# mutistar duplex chuck



## tinyminds (6 Jul 2014)

i have had a multistar duplex super MK III for quite some time, i thought it was to fit a 1" 8tpi lathe spindle but i just tried it on my lathe and it seems it is not, it's a lovely looking chuck and i would like to try it out and i was thinking maybe i can find some kind of adapter but my problem is i don't know what the spindle fitting.

is it likely to be marked on the chuck somewhere?

otherwise where do i measure from? and how do i count the turns per inch?

sorry if these are silly questions but google is being no help because i don't think i know the right questions to ask!


----------



## SimonT (6 Jul 2014)

I have a multistar duplex chuck, my fitting is 3/4" 16 tpi. Im not sure if its the mk 3 you refer to but can find out for you tomorrow. If so I have a full set of instructions I could possibly scan and email you?


----------



## Wildman (6 Jul 2014)

measure the core dia. Check the number of TPI with a thread gauge. a Zues book will identify the thread, probably 3/4 x 16 as that is a common thread.


----------



## J-G (7 Jul 2014)

tinyminds":vni83p8z said:


> where do i measure from? and how do i count the turns per inch?



A trick I use on unknown internal threads is to push a strip of plasticine into the thread then measure the TPI after I take it out. You can measure the core dia easily and add twice the depth of thread to get the OD.

There aren't that many standards threads that could get confused so once you have the approximate size you can make a very educated guess.


----------



## tinyminds (7 Jul 2014)

i have the instructions but can't find anything about the thread size apart from a hand written '04'.

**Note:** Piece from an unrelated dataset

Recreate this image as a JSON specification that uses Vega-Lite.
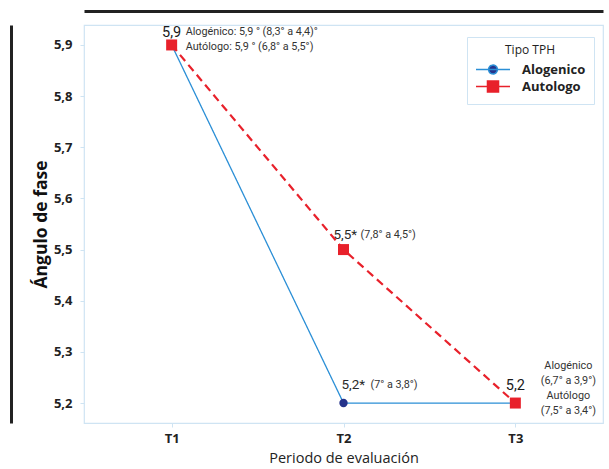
{
  "$schema": "https://vega.github.io/schema/vega-lite/v6.json",
  "width": 519,
  "height": 398,
  "autosize": "none",
  "padding": {"left": 84, "top": 25, "right": 6, "bottom": 46},
  "background": "white",
  "config": {
    "view": {"stroke": "#cfe4f3", "strokeWidth": 1.2},
    "font": "Open Sans"
  },
  "datasets": {
    "datos": [
      {"periodo": "T1", "tipo": "Alogenico", "valor": 5.9},
      {"periodo": "T2", "tipo": "Alogenico", "valor": 5.2},
      {"periodo": "T3", "tipo": "Alogenico", "valor": 5.2},
      {"periodo": "T1", "tipo": "Autologo", "valor": 5.9},
      {"periodo": "T2", "tipo": "Autologo", "valor": 5.5},
      {"periodo": "T3", "tipo": "Autologo", "valor": 5.2}
    ],
    "notas": [
      {"id": "a", "periodo": "T1", "valor": 5.9, "texto": "5,9"},
      {"id": "b", "periodo": "T1", "valor": 5.9, "texto": "Alogénico: 5,9 ° (8,3° a 4,4)°"},
      {"id": "c", "periodo": "T1", "valor": 5.9, "texto": "Autólogo: 5,9 ° (6,8° a 5,5°)"},
      {"id": "d", "periodo": "T2", "valor": 5.5, "texto": "5,5*"},
      {"id": "e", "periodo": "T2", "valor": 5.5, "texto": "(7,8° a 4,5°)"},
      {"id": "f", "periodo": "T2", "valor": 5.2, "texto": "5,2*"},
      {"id": "g", "periodo": "T2", "valor": 5.2, "texto": "(7° a 3,8°)"},
      {"id": "h", "periodo": "T3", "valor": 5.2, "texto": "5,2"},
      {"id": "i", "periodo": "T3", "valor": 5.2, "texto": "Alogénico\n(6,7° a 3,9°)\nAutólogo\n(7,5° a 3,4°)"}
    ]
  },
  "resolve": {"axis": {"x": "independent", "y": "independent"}},
  "layer": [
    {
      "encoding": {
        "x": {
          "field": "periodo",
          "type": "nominal",
          "scale": {"type": "point", "domain": ["T1", "T2", "T3"], "padding": 0.51},
          "axis": {
            "orient": "bottom",
            "labelAngle": 0,
            "labelFont": "Open Sans",
            "labelFontWeight": "bold",
            "labelFontSize": 13,
            "labelColor": "#222222",
            "labelPadding": 5,
            "tickColor": "#cfe4f3",
            "tickSize": 4,
            "domain": false,
            "grid": false,
            "title": "Periodo de evaluación",
            "titleFont": "Open Sans",
            "titleFontSize": 14.5,
            "titleFontWeight": "normal",
            "titleColor": "#222222",
            "titlePadding": 6
          }
        },
        "y": {
          "field": "valor",
          "type": "quantitative",
          "scale": {"domain": [5.161, 5.939], "nice": false, "zero": false},
          "axis": {
            "orient": "left",
            "values": [5.2, 5.3, 5.4, 5.5, 5.6, 5.7, 5.8, 5.9],
            "labelExpr": "replace(format(datum.value, '.1f'), '.', ',')",
            "labelFont": "Open Sans",
            "labelFontWeight": "bold",
            "labelFontSize": 13,
            "labelColor": "#222222",
            "labelPadding": 8,
            "tickColor": "#cfe4f3",
            "tickSize": 4,
            "domain": false,
            "grid": false,
            "title": "Ángulo de fase",
            "titleFont": "Open Sans",
            "titleFontSize": 17.5,
            "titleFontWeight": "bold",
            "titleColor": "#111111",
            "titlePadding": 3
          }
        }
      },
      "layer": [
        {
          "data": {"name": "datos"},
          "mark": {"type": "line"},
          "encoding": {
            "color": {
              "field": "tipo",
              "type": "nominal",
              "scale": {"domain": ["Alogenico", "Autologo"], "range": ["#2b8fd6", "#e8212b"]},
              "legend": {
                "title": "Tipo TPH",
                "orient": "none",
                "legendX": 383,
                "legendY": 12,
                "titleAnchor": "middle",
                "titleFont": "Open Sans",
                "titleFontSize": 12,
                "titleFontWeight": "normal",
                "titleColor": "#222222",
                "titlePadding": 3,
                "labelFont": "Open Sans",
                "labelFontSize": 13,
                "labelFontWeight": "bold",
                "labelColor": "#222222",
                "labelOffset": 28,
                "strokeColor": "#cfe4f3",
                "fillColor": "white",
                "padding": 8,
                "rowPadding": -2,
                "symbolSize": 289,
                "symbolStrokeWidth": 1.5,
                "symbolDash": [1, 0],
                "symbolType": "M-1,0H3",
                "encode": {
                  "symbols": {
                    "update": {
                      "shape": {"signal": "datum.value === 'Alogenico' ? 'M-1,0H3M0.48,0A0.52,0.52 0 1 1 1.52,0A0.52,0.52 0 1 1 0.48,0Z' : 'M-1,0H3M0.35,-0.65H1.65V0.65H0.35Z'"},
                      "fill": {"signal": "datum.value === 'Alogenico' ? '#25338b' : '#e8212b'"},
                      "stroke": {"signal": "datum.value === 'Alogenico' ? '#2b8fd6' : '#e8212b'"},
                      "strokeDash": {"value": [1, 0]},
                      "opacity": {"value": 1}
                    }
                  }
                }
              }
            },
            "strokeDash": {"condition": {"test": "datum.tipo === 'Autologo'", "value": [8, 5]}, "value": [1, 0]},
            "strokeWidth": {"condition": {"test": "datum.tipo === 'Autologo'", "value": 2.2}, "value": 1.3}
          }
        },
        {
          "data": {"name": "datos"},
          "transform": [{"filter": "datum.tipo === 'Alogenico'"}],
          "mark": {"type": "circle", "size": 70, "color": "#25338b", "opacity": 1}
        },
        {
          "data": {"name": "notas"},
          "transform": [{"filter": "datum.id === 'a'"}],
          "mark": {"type": "text", "font": "Roboto", "fontSize": 14.5, "color": "#1a1a1a", "align": "center", "baseline": "middle", "dy": -12},
          "encoding": {"text": {"field": "texto"}}
        },
        {
          "data": {"name": "notas"},
          "transform": [{"filter": "datum.id === 'b'"}],
          "mark": {"type": "text", "font": "Roboto", "fontSize": 10.8, "color": "#333333", "align": "left", "baseline": "middle", "dx": 14, "dy": -13},
          "encoding": {"text": {"field": "texto"}}
        },
        {
          "data": {"name": "notas"},
          "transform": [{"filter": "datum.id === 'c'"}],
          "mark": {"type": "text", "font": "Roboto", "fontSize": 10.8, "color": "#333333", "align": "left", "baseline": "middle", "dx": 14, "dy": 2},
          "encoding": {"text": {"field": "texto"}}
        },
        {
          "data": {"name": "notas"},
          "transform": [{"filter": "datum.id === 'd'"}],
          "mark": {"type": "text", "font": "Roboto", "fontSize": 13.5, "color": "#2a2a2a", "align": "left", "baseline": "middle", "dx": -10, "dy": -15},
          "encoding": {"text": {"field": "texto"}}
        },
        {
          "data": {"name": "notas"},
          "transform": [{"filter": "datum.id === 'e'"}],
          "mark": {"type": "text", "font": "Roboto", "fontSize": 10.8, "color": "#333333", "align": "left", "baseline": "middle", "dx": 17, "dy": -15},
          "encoding": {"text": {"field": "texto"}}
        },
        {
          "data": {"name": "notas"},
          "transform": [{"filter": "datum.id === 'f'"}],
          "mark": {"type": "text", "font": "Roboto", "fontSize": 13.5, "color": "#2a2a2a", "align": "left", "baseline": "middle", "dx": -2, "dy": -18},
          "encoding": {"text": {"field": "texto"}}
        },
        {
          "data": {"name": "notas"},
          "transform": [{"filter": "datum.id === 'g'"}],
          "mark": {"type": "text", "font": "Roboto", "fontSize": 10.8, "color": "#333333", "align": "left", "baseline": "middle", "dx": 27, "dy": -18},
          "encoding": {"text": {"field": "texto"}}
        },
        {
          "data": {"name": "notas"},
          "transform": [{"filter": "datum.id === 'h'"}],
          "mark": {"type": "text", "font": "Roboto", "fontSize": 14.5, "color": "#1a1a1a", "align": "center", "baseline": "middle", "dy": -17},
          "encoding": {"text": {"field": "texto"}}
        },
        {
          "data": {"name": "notas"},
          "transform": [{"filter": "datum.id === 'i'"}],
          "mark": {"type": "text", "font": "Roboto", "fontSize": 10.8, "color": "#333333", "align": "center", "baseline": "middle", "dx": 53, "dy": -37, "lineBreak": "\n", "lineHeight": 15},
          "encoding": {"text": {"field": "texto"}}
        }
      ]
    },
    {
      "data": {"name": "datos"},
      "transform": [{"filter": "datum.tipo === 'Autologo'"}],
      "mark": {"type": "square", "size": 121, "color": "#e8212b", "opacity": 1},
      "encoding": {
        "x": {
          "field": "periodo",
          "type": "nominal",
          "axis": {"orient": "top", "offset": 14, "labels": false, "ticks": false, "grid": false, "title": null, "domain": true, "domainColor": "#222222", "domainWidth": 3}
        },
        "y": {
          "field": "valor",
          "type": "quantitative",
          "axis": {"orient": "left", "offset": 73, "labels": false, "ticks": false, "grid": false, "title": null, "domain": true, "domainColor": "#222222", "domainWidth": 3}
        }
      }
    }
  ]
}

the plasticine is a great tip, thanks


----------



## tinyminds (7 Jul 2014)

oh and as a bonus a quick google of thread gauges has lead to the identification of one of the mystery tools lurking in my grandads tool box that my dad left me. i was wondering what they were!


----------



## chowie (31 Jul 2014)

Hi I have a similar problem I have two lathes both purporting to be 1" x 8 TPI but my chucks are not compatible to both needing a dedicated chuck. my lathes are an Axminster and a Lennartsfors which I believe to be a defunct Swedish lathe.
I am still trying to solve my Mystro chuck problem, do I bite the bullet and buy the Axminster Evolution chuck with a 11/8 x 12 TPI
or get shut of the lathe.


----------



## Aden30mm (11 Aug 2014)

I've used the multistar chuck on 3 different lathes. I just keep changing the threaded backplate.

I bought my last two backplates from Brian at http://www.constablewoodcrafts.co.uk. If you give him a bell he may be able to source one for you, cross referencing the thread size to your lathe. I think the last one cost me £38

If you have a Tyme Avon, I have a spare in my workshop.

My pennies worth its a great chuck to have in your turning arsenal and I use mine often.

Regards

Aden


,


----------



## tinyminds (12 Aug 2014)

my multistar did turn out to be a 3/4 x 16 tpi and i got a thread converted from axminster for £16. it is a really nice chuck and i'm having a lot of fun with it.

now my only problem is every time i turn anything i end up with a bra dull of sawdust.


----------



## marcros (12 Aug 2014)

tinyminds":3szzks2y said:


> now my only problem is every time i turn anything i end up with a bra dull of sawdust.



Sharpen the tools- dust suggests that they are a bit dull...


----------



## tinyminds (12 Aug 2014)

surely you would expect sawdust at some point, the size of the shavings getting progressively smaller as the turning becomes more refined?

but by sawdust i probably do mean wood shavings. i should probably invest in some kind of high necked apron or a boilersuit or something.


----------



## Harry 48 (12 Aug 2014)

Hi tinyminds a wood turners smock would solve your bra problems


----------